«Les démissions au sein de la police nationale et de la gendarmerie atteignent des niveaux record». Au premier abord, on est tenté de se dire qu’il y a de plus en plus de gens qui quittent les rangs forces de l’ordre, et que c’est tant mieux. Mais est-ce vraiment une bonne nouvelle ? Pas forcement. Pour trois raisons.
Reconversions dans le privé
La plupart des policiers n’ont pas de compétences particulières en-dehors de la répression. Lorsqu’ils quittent le métier, beaucoup partent faire la même chose, mais dans le privé. Une fois dans la nature, les «reconversions» de flics dans des services de sécurité para-étatiques explosent. L’exemple le plus célèbre, c’est Bernard Squarcini : il a été à la tête des services de renseignement sous Sarkozy avant de monter sa propre entreprise de surveillance. Il a ainsi bossé pour le milliardaire Bernard Arnault, tout en conservant ses anciens réseaux policiers. Et ce n’est qu’un cas célèbre parmi de nombreux autres moins connus, qui partent dans la sécurité privée, en gardant leurs pratiques policières et leurs liens dans la «maison».
D’ailleurs la loi de sécurité globale votée en 2021 organisait cette privatisation de la police, en déléguant aux agents privés de sécurité des pouvoirs réservés à la police judiciaire. Les vigiles d’entreprises privées peuvent notamment contrôler les identités, verbaliser, et même priver de liberté une personne contrôlée.
Un niveau toujours plus bas
Autre effet pervers : l’État continue de recruter massivement chez les forces de l’ordre. Macron ne cesse d’annoncer des créations de postes cher les gendarmes et les policiers. S’il y a des démissions et moins de candidats pour plus de postes, le niveau baisse. C’est mathématique : plus de départ = toujours moins d’exigences.
Le journal Le Parisien évoquait déjà le problème dans un article de 2020, citant des policiers formateurs eux-mêmes inquiets : «Près de dix fois plus de postes ont été ouverts pour un nombre de postulants sensiblement égal […] Les grilles d’évaluation ont été revues à la baisse ces dernières années pour éviter les notes éliminatoires […] Lors de leurs examens, les policiers peuvent désormais oublier une signature ou la date sur un procès-verbal et ne perdre que quelques points. Pourtant, c’est une erreur qui entraîne la nullité d’une procédure.
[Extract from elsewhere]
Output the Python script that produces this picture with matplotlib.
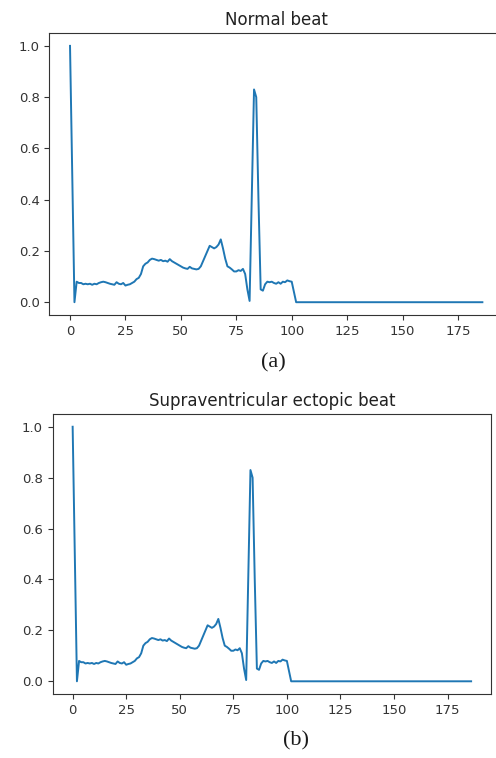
import matplotlib.pyplot as plt

# 心拍波形 (187 samples)
normal_beat = [
    1.00, 0.50, 0.00, 0.080, 0.075, 0.075, 0.070, 0.072, 0.070, 0.072,
    0.068, 0.072, 0.070, 0.075, 0.078, 0.080, 0.078, 0.075, 0.072, 0.070,
    0.068, 0.078, 0.072, 0.070, 0.075, 0.065, 0.068, 0.070, 0.075, 0.080,
    0.090, 0.095, 0.110, 0.140, 0.150, 0.155, 0.165, 0.170, 0.168, 0.165,
    0.162, 0.165, 0.160, 0.162, 0.158, 0.168, 0.160, 0.155, 0.150, 0.145,
    0.140, 0.135, 0.132, 0.130, 0.138, 0.132, 0.130, 0.128, 0.130, 0.140,
    0.160, 0.180, 0.200, 0.220, 0.215, 0.210, 0.215, 0.225, 0.245, 0.210,
    0.170, 0.140, 0.135, 0.128, 0.120, 0.120, 0.125, 0.122, 0.130, 0.110,
    0.050, 0.005, 0.420, 0.830, 0.800, 0.400, 0.050, 0.045, 0.070, 0.080,
    0.078, 0.080, 0.075, 0.072, 0.078, 0.072, 0.080, 0.078, 0.085, 0.082,
    0.080, 0.040,
] + [0.0] * 85

sveb_beat = [
    1.00, 0.50, 0.00, 0.080, 0.075, 0.075, 0.070, 0.072, 0.070, 0.072,
    0.068, 0.072, 0.070, 0.075, 0.078, 0.080, 0.078, 0.075, 0.072, 0.070,
    0.068, 0.078, 0.072, 0.070, 0.075, 0.065, 0.068, 0.070, 0.075, 0.080,
    0.090, 0.095, 0.110, 0.140, 0.150, 0.155, 0.165, 0.170, 0.168, 0.165,
    0.162, 0.165, 0.160, 0.162, 0.158, 0.168, 0.160, 0.155, 0.150, 0.145,
    0.140, 0.135, 0.132, 0.130, 0.138, 0.132, 0.130, 0.128, 0.130, 0.140,
    0.160, 0.180, 0.200, 0.220, 0.215, 0.210, 0.215, 0.225, 0.245, 0.210,
    0.170, 0.140, 0.135, 0.128, 0.120, 0.120, 0.125, 0.122, 0.130, 0.110,
    0.050, 0.005, 0.420, 0.830, 0.800, 0.400, 0.050, 0.045, 0.070, 0.080,
    0.078, 0.080, 0.075, 0.072, 0.078, 0.072, 0.080, 0.078, 0.085, 0.082,
    0.080, 0.040,
] + [0.0] * 85

titles = ["Normal beat", "Supraventricular ectopic beat"]
captions = ["(a)", "(b)"]


def draw_beat(ax, values, title):
    ax.plot(range(len(values)), values, color="#1f77b4", lw=1.4)
    ax.set_title(title, fontsize=12, color="#222222")
    ax.set_xticks([0, 25, 50, 75, 100, 125, 150, 175])
    ax.set_yticks([0.0, 0.2, 0.4, 0.6, 0.8, 1.0])
    ax.tick_params(labelsize=9.5, colors="#333333")
    for s in ax.spines.values():
        s.set_color("#333333")


fig = plt.figure(figsize=(4.96, 7.58), dpi=100)

# 上のパネルは右端が画像からはみ出している
ax1 = fig.add_axes([0.0996, 0.5844, 0.9145, 0.372])
ax2 = fig.add_axes([0.1063, 0.0844, 0.8837, 0.3694])

draw_beat(ax1, normal_beat, titles[0])
draw_beat(ax2, sveb_beat, titles[1])

fig.text(273 / 496, 1 - 363 / 758, captions[0], ha="center", va="center",
         fontsize=16, family="Liberation Serif", color="#1a1a1a")
fig.text(296 / 496, 1 - 741 / 758, captions[1], ha="center", va="center",
         fontsize=16, family="Liberation Serif", color="#1a1a1a")

plt.savefig("out.png", dpi=100)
Ce nivellement par le bas se répercute directement sur le terrain en Île-de-France, ceux qui arrivent dans les commissariats franciliens sont généralement dans les derniers de leur promotion».
Un formateur ajoute : «Il y a encore cinq ou six ans, on n’aurait pas pris en dessous de 9/20, depuis deux ans on descend à 7 ou 8/20, assure un autre formateur. 12 c’est déjà très moyen, alors 7… C’est du niveau collège». À propos de l’écriture et du langage : «Quelquefois on est à la limite du phonétique. Une part des stagiaires ne sait pas s’exprimer clairement. Ils perdent facilement leurs moyens et deviennent agressifs dans une discussion car ils n’ont pas le langage suffisant pour argumenter.» Le phénomène va donc s’aggraver encore. Et ces gens sont lourdement armés !
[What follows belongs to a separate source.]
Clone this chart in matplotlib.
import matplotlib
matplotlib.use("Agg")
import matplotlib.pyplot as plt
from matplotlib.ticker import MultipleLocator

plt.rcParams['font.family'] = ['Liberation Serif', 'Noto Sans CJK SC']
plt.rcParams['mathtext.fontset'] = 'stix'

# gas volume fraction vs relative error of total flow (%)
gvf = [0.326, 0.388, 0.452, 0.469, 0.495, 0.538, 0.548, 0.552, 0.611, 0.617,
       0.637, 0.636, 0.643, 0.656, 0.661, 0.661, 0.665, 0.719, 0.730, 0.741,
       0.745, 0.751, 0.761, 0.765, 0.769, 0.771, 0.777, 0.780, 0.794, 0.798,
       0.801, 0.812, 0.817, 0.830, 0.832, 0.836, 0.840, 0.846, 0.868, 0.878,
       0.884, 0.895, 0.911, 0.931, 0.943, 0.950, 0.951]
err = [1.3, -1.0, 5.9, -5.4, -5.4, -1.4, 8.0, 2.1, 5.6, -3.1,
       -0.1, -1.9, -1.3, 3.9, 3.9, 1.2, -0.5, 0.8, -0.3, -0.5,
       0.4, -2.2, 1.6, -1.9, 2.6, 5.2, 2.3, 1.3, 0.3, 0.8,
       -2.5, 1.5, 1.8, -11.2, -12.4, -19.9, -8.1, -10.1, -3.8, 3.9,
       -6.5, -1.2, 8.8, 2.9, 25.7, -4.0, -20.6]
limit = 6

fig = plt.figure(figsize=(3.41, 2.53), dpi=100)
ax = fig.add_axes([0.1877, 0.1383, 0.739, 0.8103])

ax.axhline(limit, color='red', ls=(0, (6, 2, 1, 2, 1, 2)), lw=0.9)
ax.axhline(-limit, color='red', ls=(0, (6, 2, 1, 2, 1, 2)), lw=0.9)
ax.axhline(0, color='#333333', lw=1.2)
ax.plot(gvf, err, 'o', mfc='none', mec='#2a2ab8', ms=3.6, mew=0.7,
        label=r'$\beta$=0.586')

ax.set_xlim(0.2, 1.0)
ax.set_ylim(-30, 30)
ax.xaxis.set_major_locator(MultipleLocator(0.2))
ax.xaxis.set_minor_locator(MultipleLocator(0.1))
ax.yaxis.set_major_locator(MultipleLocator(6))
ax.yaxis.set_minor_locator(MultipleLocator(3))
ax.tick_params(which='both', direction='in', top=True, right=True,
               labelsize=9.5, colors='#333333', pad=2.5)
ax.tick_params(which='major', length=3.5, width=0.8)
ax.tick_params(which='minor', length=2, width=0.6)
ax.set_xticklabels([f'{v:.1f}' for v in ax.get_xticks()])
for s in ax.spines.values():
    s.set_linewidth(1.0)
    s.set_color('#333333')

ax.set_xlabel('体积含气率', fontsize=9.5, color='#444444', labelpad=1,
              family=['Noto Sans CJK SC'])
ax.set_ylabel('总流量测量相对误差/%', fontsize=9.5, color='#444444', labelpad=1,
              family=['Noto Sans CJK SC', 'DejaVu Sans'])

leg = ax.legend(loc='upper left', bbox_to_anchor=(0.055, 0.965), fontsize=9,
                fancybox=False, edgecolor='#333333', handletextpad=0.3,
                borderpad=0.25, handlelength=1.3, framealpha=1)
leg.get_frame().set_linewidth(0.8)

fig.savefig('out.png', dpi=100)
Des volontaires zélés dans la police
Dernier motif d’inquiétude : un basculement dans le grand n’importe quoi, avec des «volontaires» chargés d’appuyer la police. BFM diffusait un reportage fin avril 2023 sur ces citoyens volontaires qui «suivent une formation accélérée pour devenir policiers réservistes». On imagine les idées des personnes qui postulent par les temps qui courent… Quelques jours d’entraînement, une ou deux séance de tirs et c’est gagné ! L’État donne des flingues et un uniforme à ces gens, qu’on envoie directement dans la rue pour compenser les effectifs manquant.
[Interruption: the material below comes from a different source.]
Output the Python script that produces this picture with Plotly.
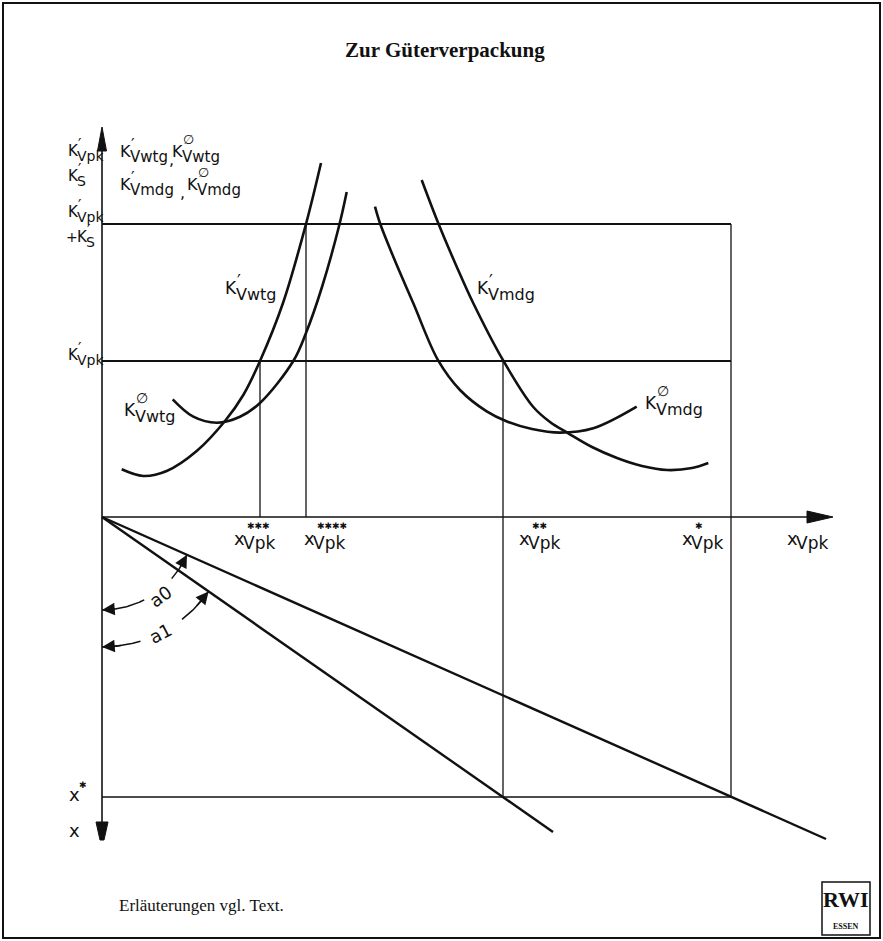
import math
import plotly.graph_objects as go

# ---------------- data (1 unit = 1 px of the original) ----------------
K_VPK = 156            # level K'_Vpk
K_VPK_S = 293          # level K'_Vpk + K'_S
X_3STAR = 158          # x***_Vpk
X_4STAR = 204          # x****_Vpk
X_2STAR = 401          # x**_Vpk
X_1STAR = 629          # x*_Vpk
X_STAR_DOWN = -280     # x* on the downward x axis
Y_AXIS_TOP = 390
X_AXIS_END = 731
DOWN_AXIS_END = -323

# K'_Vwtg (marginal, weight-dependent)
wtg_marg_x = [19.7, 41.3, 64.7, 94.7, 123, 141.3, 158, 181, 204, 219]
wtg_marg_y = [47.7, 41, 46, 66, 96, 122, 156, 214, 293, 354]
# K^0_Vwtg (average, weight-dependent)
wtg_avg_x = [70.7, 91.3, 114.7, 138, 158, 191.3, 204, 220, 237.3, 244.7]
wtg_avg_y = [117.7, 100.3, 94.3, 100.3, 114, 156, 184, 230, 292, 325]
# K'_Vmdg (marginal, volume-dependent)
mdg_marg_x = [319.7, 336.3, 354.7, 371.3, 401.3, 431.3, 448, 466.3, 490, 515, 540, 565, 590, 606.3]
mdg_marg_y = [337, 293.7, 250.3, 213.7, 156.3, 110, 95, 83.7, 70, 59, 51, 47, 49, 54]
# K^0_Vmdg (average, volume-dependent)
mdg_avg_x = [273, 278, 291.3, 311.3, 336.3, 358, 384.7, 405, 430, 458, 491.3, 534.7]
mdg_avg_y = [310.3, 293.7, 260.3, 213.7, 156.3, 127, 105.6, 95.5, 88, 84.4, 88.7, 110.3]

# rays in the lower quadrant (angles a0, a1)
ray_a0_x = [0, 724]
ray_a0_y = [0, -322]
ray_a1_x = [0, 451]
ray_a1_y = [0, -315]
ARC_A0_R = 93
ARC_A1_R = 130
ARC_A0_GAP = (-63, -41.5)     # degrees, where the label "a0" sits
ARC_A1_GAP = (-72.8, -52)

INK = "#111111"
LBL_FONT = "DejaVu Sans"
SERIF = "Liberation Serif"

W, H = 883, 941
OX, OY = 102, 517   # pixel position of the origin

fig = go.Figure()


def line(xs, ys, width=1.6, shape="linear"):
    fig.add_trace(go.Scatter(x=xs, y=ys, mode="lines", hoverinfo="skip", showlegend=False,
                             line=dict(color=INK, width=width, shape=shape, smoothing=1.0)))


def poly(xs, ys):
    fig.add_trace(go.Scatter(x=xs, y=ys, mode="lines", fill="toself", fillcolor=INK,
                             hoverinfo="skip", showlegend=False, line=dict(color=INK, width=1)))


# axes
line([0, 0], [DOWN_AXIS_END + 10, Y_AXIS_TOP - 10], width=1.6)
line([0, X_AXIS_END - 10], [0, 0], width=1.6)
# arrowheads of the axes
poly([-4.5, 0, 4.5, -4.5], [Y_AXIS_TOP - 24, Y_AXIS_TOP, Y_AXIS_TOP - 24, Y_AXIS_TOP - 24])
poly([X_AXIS_END - 26, X_AXIS_END, X_AXIS_END - 26, X_AXIS_END - 26], [-6, 0, 6, -6])
poly([-6, -2, 2, 6, -6], [DOWN_AXIS_END + 18, DOWN_AXIS_END, DOWN_AXIS_END, DOWN_AXIS_END + 18,
                          DOWN_AXIS_END + 18])

# horizontal levels
line([0, X_1STAR], [K_VPK_S, K_VPK_S], width=1.8)
line([0, X_1STAR], [K_VPK, K_VPK], width=1.8)
line([0, X_1STAR], [X_STAR_DOWN, X_STAR_DOWN], width=1.3)
# verticals
line([X_1STAR, X_1STAR], [K_VPK_S, X_STAR_DOWN], width=1.3)
line([X_3STAR, X_3STAR], [0, K_VPK], width=1.3)
line([X_4STAR, X_4STAR], [0, K_VPK_S], width=1.3)
line([X_2STAR, X_2STAR], [K_VPK, X_STAR_DOWN], width=1.3)

# cost curves
line(wtg_marg_x, wtg_marg_y, width=2.6, shape="spline")
line(wtg_avg_x, wtg_avg_y, width=2.6, shape="spline")
line(mdg_marg_x, mdg_marg_y, width=2.6, shape="spline")
line(mdg_avg_x, mdg_avg_y, width=2.6, shape="spline")

# rays
line(ray_a0_x, ray_a0_y, width=2.4)
line(ray_a1_x, ray_a1_y, width=2.4)

ann = []


def arc(r, a_start, a_end, gap):
    n = 30
    for lo, hi in ((a_start, gap[0]), (gap[1], a_end)):
        ts = [math.radians(lo + (hi - lo) * i / n) for i in range(n + 1)]
        line([r * math.cos(t) for t in ts], [r * math.sin(t) for t in ts], width=1.5)
    for head, tail in ((a_start, a_start + 9), (a_end, a_end - 9)):
        h, t = math.radians(head), math.radians(tail)
        ann.append(dict(x=r * math.cos(h), y=r * math.sin(h), ax=r * math.cos(t), ay=r * math.sin(t),
                        xref="x", yref="y", axref="x", ayref="y", text="", showarrow=True,
                        arrowhead=2, arrowsize=1.7, arrowwidth=1.5, arrowcolor=INK, standoff=0))


ang_a0 = math.degrees(math.atan2(ray_a0_y[1], ray_a0_x[1]))
ang_a1 = math.degrees(math.atan2(ray_a1_y[1], ray_a1_x[1]))
arc(ARC_A0_R, -90, ang_a0, ARC_A0_GAP)
arc(ARC_A1_R, -90, ang_a1, ARC_A1_GAP)


def txt(x, y, s, size=18, xs=0, ys=0, xanchor="left", angle=0, font=LBL_FONT, ref="data"):
    d = dict(x=x, y=y, text=s, showarrow=False, xanchor=xanchor, yanchor="middle",
             xshift=xs, yshift=ys, textangle=angle, font=dict(family=font, size=size, color=INK))
    if ref == "data":
        d.update(xref="x", yref="y")
    else:
        d.update(xref="paper", yref="paper")
    ann.append(d)


def klabel(x, y, sub, mark="prime", size=17, subsize=16):
    kw = 0.62 * size
    txt(x, y, "K", size)
    txt(x, y, sub, subsize, xs=kw, ys=-0.36 * size)
    if mark == "prime":
        txt(x, y, "′", size, xs=kw + 1, ys=0.42 * size)
    elif mark == "avg":
        txt(x, y, "∅", size - 3, xs=kw + 1, ys=0.72 * size)


def xlabel(x, y, stars, size=18):
    txt(x, y, "x", size)
    txt(x, y, "Vpk", size - 1, xs=9, ys=-5)
    if stars:
        txt(x, y, "✱" * stars, 9, xs=13, ys=12)


# curve labels
klabel(121, 229, "Vwtg")
klabel(20, 107, "Vwtg", mark="avg")
klabel(373, 229, "Vmdg")
klabel(541, 114, "Vmdg", mark="avg")

# axis title (right of vertical axis)
klabel(16, 366, "Vwtg", size=16, subsize=15)
txt(65, 358, ",", 16)
klabel(68, 366, "Vwtg", mark="avg", size=16, subsize=15)
klabel(16, 333, "Vmdg", size=16, subsize=15)
txt(76, 325, ",", 16)
klabel(83, 333, "Vmdg", mark="avg", size=16, subsize=15)

# labels left of the vertical axis
klabel(-36, 366, "Vpk", size=15, subsize=14)
klabel(-36, 341, "S", size=15, subsize=14)
klabel(-36, 305, "Vpk", size=15, subsize=14)
txt(-38, 280, "+", 14)
klabel(-27, 280, "S", size=15, subsize=14)
klabel(-36, 162, "Vpk", size=15, subsize=14)

# x-axis labels
xlabel(130, -21, 3)
xlabel(200, -21, 4)
xlabel(415, -21, 2)
xlabel(578, -21, 1)
xlabel(683, -21, 0)

# downward axis labels
txt(-35, -277, "x", 18)
txt(-35, -277, "✱", 9, xs=10, ys=9)
txt(-35, -313, "x", 18)

# angle labels
txt(58, -79, "a0", 18, xanchor="center", angle=-36)
txt(58, -116, "a1", 18, xanchor="center", angle=-27)

# decoration (paper coordinates)
txt(445 / W, 1 - 50 / H, "<b>Zur Güterverpackung</b>", 21, xanchor="center", font=SERIF, ref="paper")
txt(117 / W, 1 - 905 / H, "Erläuterungen vgl. Text.", 17, font=SERIF, ref="paper")
txt(846 / W, 1 - 899 / H, "<b>RWI</b>", 22, xanchor="center", font=SERIF, ref="paper")
txt(846 / W, 1 - 926 / H, "<b>ESSEN</b>", 8, xanchor="center", font=SERIF, ref="paper")

shapes = [
    dict(type="rect", xref="paper", yref="paper", x0=3 / W, x1=880 / W, y0=1 - 938 / H, y1=1 - 3 / H,
         line=dict(color=INK, width=2)),
    dict(type="rect", xref="paper", yref="paper", x0=822 / W, x1=870 / W, y0=1 - 935 / H, y1=1 - 882 / H,
         line=dict(color=INK, width=1.5)),
]

fig.update_layout(
    width=W, height=H, margin=dict(l=0, r=0, t=0, b=0),
    paper_bgcolor="white", plot_bgcolor="white",
    xaxis=dict(range=[-OX, W - OX], visible=False, fixedrange=True),
    yaxis=dict(range=[OY - H, OY], visible=False, fixedrange=True),
    annotations=ann, shapes=shapes, showlegend=False,
)

fig.write_html("out.html", config={"displayModeBar": False, "staticPlot": True},
               post_script="document.body.style.margin='0';")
La vague de «démissions» dans la police ne signifie donc pas la baisse du nombre d’agents et encore moins une diminution de la répression. En additionnant les 30.000 policiers municipaux aux 150.000 fonctionnaires de la police nationale et aux 170.000 employés des sociétés privées de sécurité, l’État dispose d’environ 350.000 membres dans les forces de maintien de l’ordre et de sécurité intérieure, sans compter les 99.000 membres de la gendarmerie nationale. Grâce à la loi «sécurité globale», l’État a ainsi à sa disposition au quotidien, pas loin d’un demi million d’agents de sécurité, soit un agent de l’ordre pour 150 habitants. Et les recrutements continuent d’augmenter.
L’Allemagne de l’Est, régime policier par excellence qui fichait l’intégralité de sa population, comptait 91.000 agents pour 17 millions d’habitants en 1989. Un ratio inférieur !
La France devient, de loin, le pays le plus sécuritaire et policier d’Europe, démissions ou pas.